Images should be left out, and everything else in the listing reproduced exactly.
___ Data block ___
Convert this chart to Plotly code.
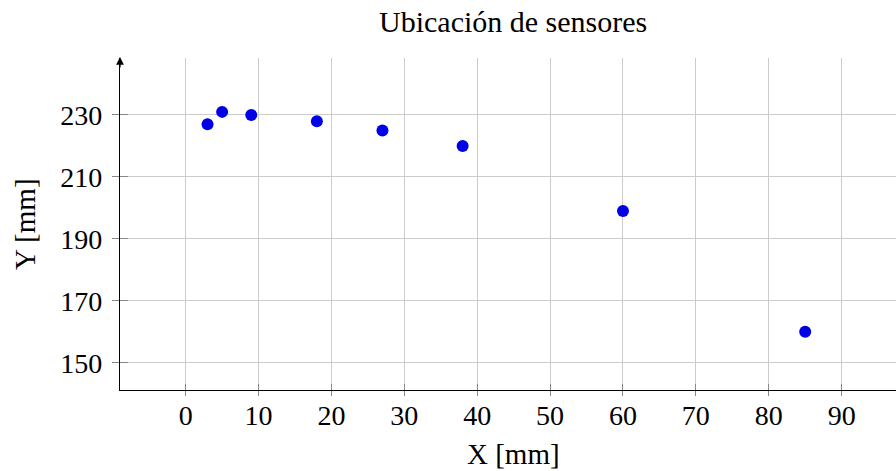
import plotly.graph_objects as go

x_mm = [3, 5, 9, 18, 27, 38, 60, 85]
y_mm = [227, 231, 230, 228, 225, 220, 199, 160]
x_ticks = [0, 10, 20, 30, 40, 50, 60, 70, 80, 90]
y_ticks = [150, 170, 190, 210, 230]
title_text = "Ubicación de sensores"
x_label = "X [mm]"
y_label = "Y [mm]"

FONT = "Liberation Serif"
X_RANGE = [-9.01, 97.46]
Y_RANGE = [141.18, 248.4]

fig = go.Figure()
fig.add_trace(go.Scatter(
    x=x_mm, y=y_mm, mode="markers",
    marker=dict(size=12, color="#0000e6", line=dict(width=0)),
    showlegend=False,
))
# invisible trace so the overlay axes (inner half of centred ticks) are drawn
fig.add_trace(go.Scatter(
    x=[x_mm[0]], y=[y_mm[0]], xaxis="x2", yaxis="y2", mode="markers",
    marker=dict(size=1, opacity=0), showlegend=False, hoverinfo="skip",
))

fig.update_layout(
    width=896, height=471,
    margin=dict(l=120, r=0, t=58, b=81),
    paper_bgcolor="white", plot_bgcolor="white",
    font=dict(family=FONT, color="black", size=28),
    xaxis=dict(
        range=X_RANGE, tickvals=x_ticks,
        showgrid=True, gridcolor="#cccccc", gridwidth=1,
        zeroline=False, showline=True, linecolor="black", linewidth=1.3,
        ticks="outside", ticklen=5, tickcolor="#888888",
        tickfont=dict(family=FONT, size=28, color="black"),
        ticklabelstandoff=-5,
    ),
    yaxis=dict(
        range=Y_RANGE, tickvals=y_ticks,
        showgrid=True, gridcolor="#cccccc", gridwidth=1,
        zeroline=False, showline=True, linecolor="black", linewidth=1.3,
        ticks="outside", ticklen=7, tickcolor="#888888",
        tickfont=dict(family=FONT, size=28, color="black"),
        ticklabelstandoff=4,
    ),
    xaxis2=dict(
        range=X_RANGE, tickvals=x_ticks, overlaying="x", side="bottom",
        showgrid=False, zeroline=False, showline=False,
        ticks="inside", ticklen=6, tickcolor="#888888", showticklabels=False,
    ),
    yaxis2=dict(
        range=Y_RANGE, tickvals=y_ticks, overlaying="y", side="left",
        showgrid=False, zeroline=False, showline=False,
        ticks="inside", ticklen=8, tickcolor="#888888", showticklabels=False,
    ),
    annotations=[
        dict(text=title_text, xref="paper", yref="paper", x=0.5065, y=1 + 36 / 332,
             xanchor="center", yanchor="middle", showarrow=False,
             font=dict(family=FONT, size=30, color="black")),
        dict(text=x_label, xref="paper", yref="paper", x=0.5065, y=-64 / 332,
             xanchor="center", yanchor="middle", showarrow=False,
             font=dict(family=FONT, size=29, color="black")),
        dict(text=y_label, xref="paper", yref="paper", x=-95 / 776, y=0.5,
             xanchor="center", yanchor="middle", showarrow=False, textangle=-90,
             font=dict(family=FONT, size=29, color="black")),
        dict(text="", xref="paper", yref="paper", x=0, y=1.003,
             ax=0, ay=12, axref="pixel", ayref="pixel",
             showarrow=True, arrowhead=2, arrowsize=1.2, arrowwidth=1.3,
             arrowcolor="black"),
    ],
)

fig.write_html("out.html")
___
▶ _Task response_
Convert this chart to Plotly code.
import plotly.graph_objects as go

x_mm = [3, 5, 9, 18, 27, 38, 60, 85]
y_mm = [227, 231, 230, 228, 225, 220, 199, 160]
x_ticks = [0, 10, 20, 30, 40, 50, 60, 70, 80, 90]
y_ticks = [150, 170, 190, 210, 230]
title_text = "Ubicación de sensores"
x_label = "X [mm]"
y_label = "Y [mm]"

FONT = "Liberation Serif"
X_RANGE = [-9.01, 97.46]
Y_RANGE = [141.18, 248.4]

fig = go.Figure()
fig.add_trace(go.Scatter(
    x=x_mm, y=y_mm, mode="markers",
    marker=dict(size=12, color="#0000e6", line=dict(width=0)),
    showlegend=False,
))
# invisible trace so the overlay axes (inner half of centred ticks) are drawn
fig.add_trace(go.Scatter(
    x=[x_mm[0]], y=[y_mm[0]], xaxis="x2", yaxis="y2", mode="markers",
    marker=dict(size=1, opacity=0), showlegend=False, hoverinfo="skip",
))

fig.update_layout(
    width=896, height=471,
    margin=dict(l=120, r=0, t=58, b=81),
    paper_bgcolor="white", plot_bgcolor="white",
    font=dict(family=FONT, color="black", size=28),
    xaxis=dict(
        range=X_RANGE, tickvals=x_ticks,
        showgrid=True, gridcolor="#cccccc", gridwidth=1,
        zeroline=False, showline=True, linecolor="black", linewidth=1.3,
        ticks="outside", ticklen=5, tickcolor="#888888",
        tickfont=dict(family=FONT, size=28, color="black"),
        ticklabelstandoff=-5,
    ),
    yaxis=dict(
        range=Y_RANGE, tickvals=y_ticks,
        showgrid=True, gridcolor="#cccccc", gridwidth=1,
        zeroline=False, showline=True, linecolor="black", linewidth=1.3,
        ticks="outside", ticklen=7, tickcolor="#888888",
        tickfont=dict(family=FONT, size=28, color="black"),
        ticklabelstandoff=4,
    ),
    xaxis2=dict(
        range=X_RANGE, tickvals=x_ticks, overlaying="x", side="bottom",
        showgrid=False, zeroline=False, showline=False,
        ticks="inside", ticklen=6, tickcolor="#888888", showticklabels=False,
    ),
    yaxis2=dict(
        range=Y_RANGE, tickvals=y_ticks, overlaying="y", side="left",
        showgrid=False, zeroline=False, showline=False,
        ticks="inside", ticklen=8, tickcolor="#888888", showticklabels=False,
    ),
    annotations=[
        dict(text=title_text, xref="paper", yref="paper", x=0.5065, y=1 + 36 / 332,
             xanchor="center", yanchor="middle", showarrow=False,
             font=dict(family=FONT, size=30, color="black")),
        dict(text=x_label, xref="paper", yref="paper", x=0.5065, y=-64 / 332,
             xanchor="center", yanchor="middle", showarrow=False,
             font=dict(family=FONT, size=29, color="black")),
        dict(text=y_label, xref="paper", yref="paper", x=-95 / 776, y=0.5,
             xanchor="center", yanchor="middle", showarrow=False, textangle=-90,
             font=dict(family=FONT, size=29, color="black")),
        dict(text="", xref="paper", yref="paper", x=0, y=1.003,
             ax=0, ay=12, axref="pixel", ayref="pixel",
             showarrow=True, arrowhead=2, arrowsize=1.2, arrowwidth=1.3,
             arrowcolor="black"),
    ],
)

fig.write_html("out.html")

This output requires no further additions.